Michele Bachmann doesn’t want to talk about religion.
Attempts by reporters to question Bachmann’s religious beliefs have been met with derision: Earlier this month, Bachmann pushed aside questions about her faith and accompanying views of homosexuality, saying she was campaigning on “serious issues.” At the Ames debate, a question about whether Bachmann would be submissive to her husband (per religious guidelines) drew boos from the crowd.
But as more people are beginning to recognize, religion should be fair game for questioning.
New York Times Editor Bill Keller started the ball rolling with an Aug. 25 column, declaring that the media should ask candidates questions about their beliefs, because personal faith is relevant to the governance of the country. His column touched on the usual concerns: belief in science, allegiance to outside forces, and gay marriage.
But more than a single platform or a set allegiance, religion is an entirely separate, private ideology with its own power structure and hierarchy — and it is impossible to separate this ideology from politics. Almost paradoxically, the framing of politicians’ religion as a private matter can jeopardize the separation of church and state.
With most Americans religious (and Christian), America’s secularism is constantly threatened with contamination by religious doctrine.
This is dangerous; unlike policy positions, there’s no room created for citizen discourse around faith — whether the United States will face a Biblical war in the Middle East is not an issue subject to lobbying. It’s important, therefore, to get religious beliefs out into the open; like other biases, citizens primed to recognize it are also primed to oppose it.
This is not to suggest a religious litmus test for candidates or to endorse the silly scandals of years past. It’s easy to pooh-pooh religious scaremongering, whether it takes the form of right-wing concerns about radical black theology or left-wing panic over connections to Christian Dominionism. But a refusal to stoke the fires of hysteria shouldn’t prevent citizens and the media from asking solid questions about the substance and direction of candidates’ faith.
Unfortunately, the examples that Keller lists on the Times website are mostly shallow: Do candidates believe in evolution? Are Mormons Christians?

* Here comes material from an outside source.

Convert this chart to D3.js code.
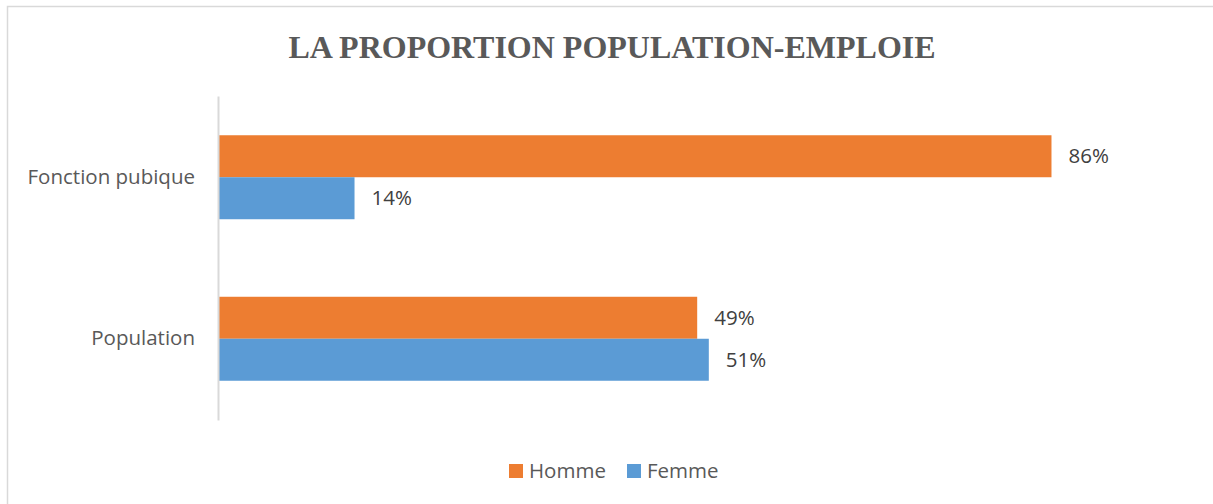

Keller’s primary salient question asks how candidates resolve disagreements between their faith and the Constitution; the others are mostly fluff pieces, useful in skeptic propaganda but lacking in real-world effects. Evolution is an undeniable fact, but it’s hard to see how a denial of evolution poses more of a threat to proper governance than a secular misunderstanding of economics.
So here are some questions that should be asked, from the perspective of a religion major:
• Is America a country chosen by God? If so, what does that mean? If not, why not?
• Do righteous acts on Earth result in earthly rewards, according to your faith? Do rich people generally deserve their rewards, and are these rewards given to them by God?
• When your religious beliefs conflict with accepted secular practice, which one should bow to the other?
• How does your religion suggest that you treat people of differing faiths, cultures, or lifestyles?
It’s important to remember that religious politicians are not solely Republicans. President Jimmy Carter was an evangelical, and his religious perspective influenced his views as surely as Bachmann’s influenced hers. Religion plays a significant role in the philosophy of governance whether one’s personal Jesus is a socialist who preached against the evils of wealth or a tough-on-slackers macho man.
Either way, the best way of separating religious worldview from government, and subsequently maintaining the separation of church and state, is to drag religious convictions into the open. From there, it is up to citizens to evaluate whether a candidate’s religious beliefs — no matter what they are — will motivate them to change the political landscape in irrevocable ways.
It’s not proper dinner-table conversation, but religious questioning is necessary nonetheless.